Latin ballroom dancer (born 1981)

Joanna Leunis (born May 22, 1981 in Rocourt, Liège, Belgium), is a professional Latin ballroom dancer. With Michael Malitowski, she is a former professional World Latin Dance Champion and the current International Latin American Dance Champion. The couple represented Poland until 2011, and then choosing to represent England until their retirement in 2015.

At the age of 8, she suffered from a blood disease similar to leukemia, but recovered after a year on bedrest. Joanna speaks several languages, including French, English, Dutch and German, and is reportedly learning Italian. Joanna’s dance background includes training in ballet, tap and ballroom and Latin American dance. Prior to her partnership with Michael Malitowski, Joanna had several successful partnerships. At age 18, Joanna won the World Amateur Latin Championship, with Slavik Kryklyvyy. Later, with Malitowski, she won the WDC World Professional Latin Championship in 2008 and 2009. In 2012, Leunis and Malitowski became Open British Champions.
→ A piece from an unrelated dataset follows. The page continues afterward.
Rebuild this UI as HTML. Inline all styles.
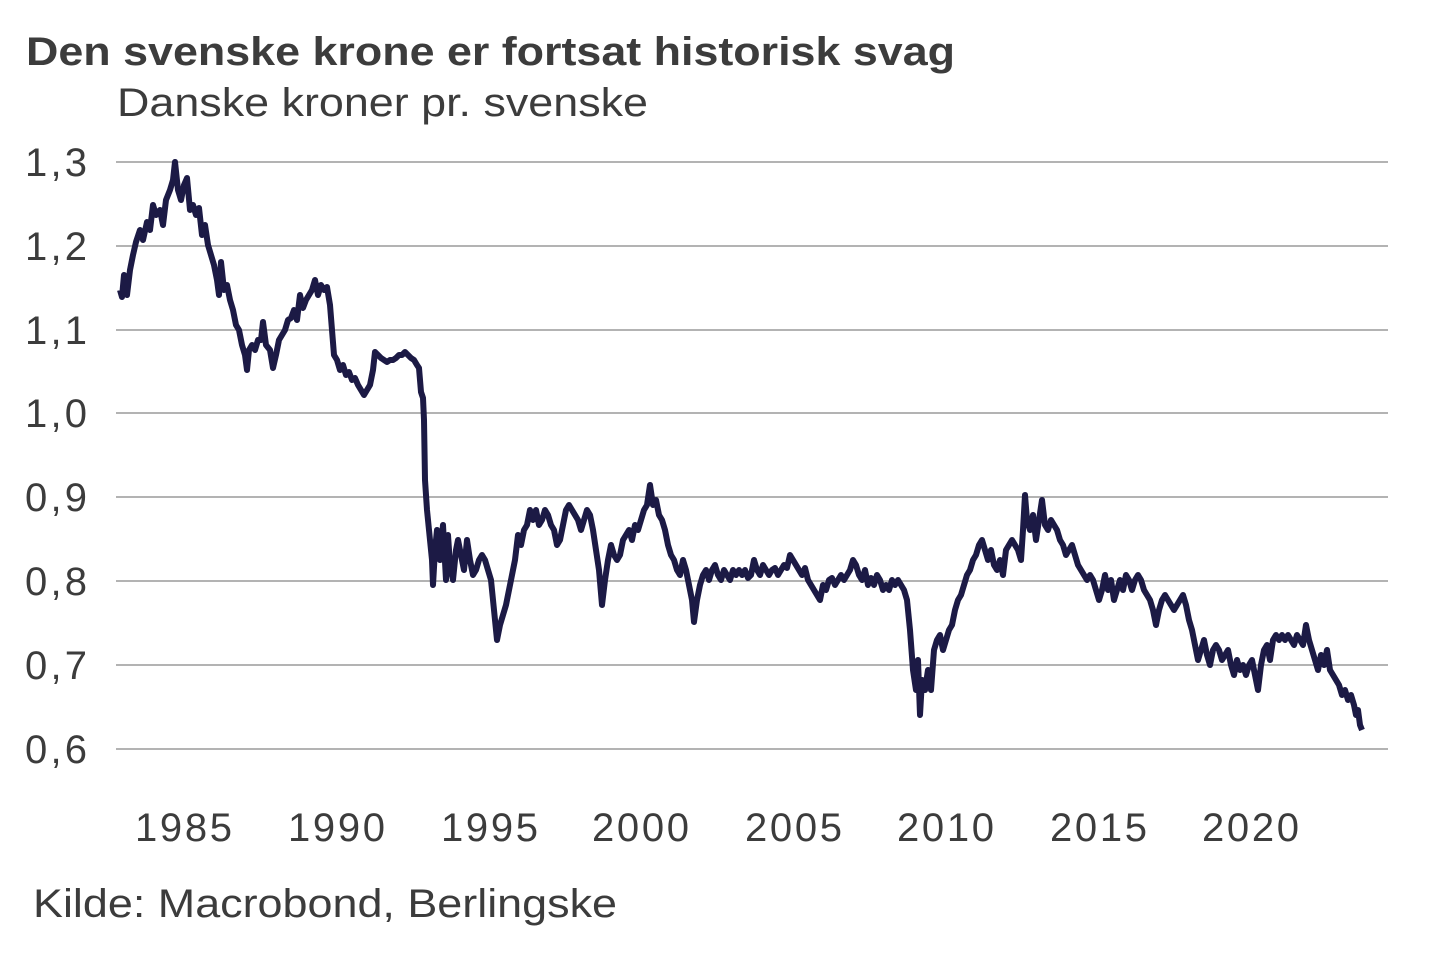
<!DOCTYPE html>
<html><head><meta charset="utf-8"><style>
html,body{margin:0;padding:0;background:#fff;width:1440px;height:960px;overflow:hidden}
svg text{font-family:"Liberation Sans",Arial,sans-serif;fill:#3c3c3c}
</style></head><body>
<svg width="1440" height="960" viewBox="0 0 1440 960" xmlns="http://www.w3.org/2000/svg">
<text x="26" y="65" font-size="40" font-weight="bold" textLength="929" lengthAdjust="spacingAndGlyphs">Den svenske krone er fortsat historisk svag</text>
<text x="117" y="116" font-size="40" textLength="531" lengthAdjust="spacingAndGlyphs">Danske kroner pr. svenske</text>
<g stroke="#9a9a9a" stroke-width="1.5">
<line x1="116" y1="162" x2="1388" y2="162"/><line x1="116" y1="246" x2="1388" y2="246"/>
<line x1="116" y1="330" x2="1388" y2="330"/><line x1="116" y1="413" x2="1388" y2="413"/>
<line x1="116" y1="497" x2="1388" y2="497"/><line x1="116" y1="581" x2="1388" y2="581"/>
<line x1="116" y1="665" x2="1388" y2="665"/><line x1="116" y1="749" x2="1388" y2="749"/>
</g>
<g font-size="40" lengthAdjust="spacingAndGlyphs">
<text x="25" y="176" textLength="62">1,3</text><text x="25" y="260" textLength="62">1,2</text><text x="25" y="344" textLength="62">1,1</text>
<text x="25" y="427" textLength="62">1,0</text><text x="25" y="511" textLength="62">0,9</text><text x="25" y="595" textLength="62">0,8</text>
<text x="25" y="679" textLength="62">0,7</text><text x="25" y="763" textLength="62">0,6</text>
</g>
<g font-size="40" lengthAdjust="spacingAndGlyphs">
<text x="135" y="841" textLength="97">1985</text><text x="288" y="841" textLength="97">1990</text><text x="441" y="841" textLength="97">1995</text>
<text x="592" y="841" textLength="97">2000</text><text x="745" y="841" textLength="97">2005</text><text x="897" y="841" textLength="97">2010</text>
<text x="1050" y="841" textLength="97">2015</text><text x="1202" y="841" textLength="97">2020</text>
</g>
<text x="33" y="917" font-size="40" textLength="584" lengthAdjust="spacingAndGlyphs">Kilde: Macrobond, Berlingske</text>
<polyline fill="none" stroke="#1c1a45" stroke-width="6" stroke-linejoin="round" points="120,290 122,297 124,275 127,295 130,270 133,255 136,242 140,230 143,240 147,222 150,230 153,205 156,215 160,210 163,225 166,200 170,190 173,180 175,162 178,190 181,200 184,185 187,178 190,210 193,205 196,215 199,208 202,235 205,225 208,245 211,255 214,265 217,280 219,295 221,262 224,290 227,285 230,300 233,310 236,325 239,330 242,345 245,355 247,370 249,350 252,345 255,350 258,340 261,340 263,322 266,345 270,350 273,368 276,355 279,340 282,335 285,330 288,320 291,318 294,310 297,320 300,295 303,308 306,300 309,295 312,290 315,280 318,295 321,285 324,290 327,287 330,305 332,330 334,355 337,360 340,370 343,365 346,375 349,372 352,380 355,378 358,385 361,390 364,395 367,390 370,385 373,370 375,352 378,355 381,358 384,360 387,362 390,360 393,360 396,358 399,355 402,355 405,352 408,355 411,358 414,360 417,365 419,368 421,392 423,398 424,420 425,480 427,510 430,540 432,560 433,585 435,550 437,530 440,560 443,525 446,580 448,535 450,565 453,580 456,550 458,540 461,555 464,570 467,540 470,560 473,575 476,570 479,560 482,555 485,560 488,570 491,580 494,610 497,640 500,625 503,615 506,605 509,590 512,575 515,560 518,535 521,545 524,530 527,525 530,510 533,520 536,510 539,525 542,520 545,510 548,515 551,525 554,530 557,545 560,540 563,525 566,510 569,505 572,510 575,515 578,520 581,530 584,520 587,510 590,515 593,530 596,550 599,570 602,605 605,580 608,560 611,545 614,555 617,560 620,555 623,540 626,535 629,530 632,540 635,525 638,530 641,520 644,510 647,505 650,485 653,505 656,500 659,515 662,520 665,530 668,545 671,555 674,560 677,570 680,575 683,560 686,570 689,585 692,600 694,622 697,600 700,585 703,575 706,570 709,580 712,570 715,565 718,575 721,580 724,570 727,575 730,580 733,570 736,575 739,570 742,575 745,570 748,578 751,575 754,560 757,570 760,575 763,565 766,570 769,575 772,570 775,568 778,575 781,570 784,565 787,568 790,555 793,560 796,565 799,570 802,575 805,568 808,580 811,585 814,590 817,595 820,600 823,585 826,590 829,580 832,578 835,585 838,580 841,575 844,580 847,575 850,570 853,560 856,565 859,575 862,580 865,570 868,585 871,578 874,585 877,575 880,580 883,590 886,585 889,590 892,580 895,585 898,580 901,585 904,590 907,600 910,630 913,670 916,690 918,660 920,715 922,680 925,690 928,670 931,690 934,650 937,640 940,635 943,650 946,640 949,630 952,625 955,610 958,600 961,595 964,585 967,575 970,570 973,560 976,555 979,545 982,540 985,550 988,560 991,550 994,565 997,570 1000,560 1003,575 1006,550 1009,545 1012,540 1015,545 1018,550 1021,560 1023,530 1025,495 1027,520 1030,530 1033,515 1036,540 1039,520 1042,500 1045,525 1048,530 1051,520 1054,525 1057,530 1060,540 1063,545 1066,555 1069,550 1072,545 1075,555 1078,565 1081,570 1084,575 1087,580 1090,575 1093,580 1096,590 1099,600 1102,590 1105,575 1108,590 1111,580 1114,600 1117,590 1120,580 1123,590 1126,575 1129,580 1132,590 1135,580 1138,575 1141,580 1144,590 1147,595 1150,600 1153,610 1156,625 1159,610 1162,600 1165,595 1168,600 1171,605 1174,610 1177,605 1180,600 1183,595 1186,605 1189,620 1192,630 1195,645 1198,660 1201,650 1204,640 1207,655 1210,665 1213,650 1216,645 1219,650 1222,660 1225,655 1228,650 1231,665 1234,675 1237,660 1240,670 1243,665 1246,675 1249,665 1252,660 1255,675 1258,690 1261,665 1264,650 1267,645 1270,660 1273,640 1276,635 1279,640 1282,635 1285,640 1288,635 1291,640 1294,645 1297,635 1300,640 1303,645 1306,625 1309,640 1312,650 1315,660 1318,670 1321,655 1324,665 1327,650 1330,670 1333,675 1336,680 1339,685 1342,695 1345,690 1348,700 1351,695 1354,705 1356,715 1358,710 1360,725 1362,730"/>
</svg>
</body></html>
The couples partnership included wins in all the most prestigious Latin dance championships. As competitive dancers, they specialised entirely in the Latin dance.

After winning the Professional Latin Championship at the Blackpool Dance Festival 2015 for the eighth time, Michael and Joanna announced their retirement from the competition circuit.

In August 2019, it was announced that Michael and Joanna had decided to separate. They no longer live, work or dance together.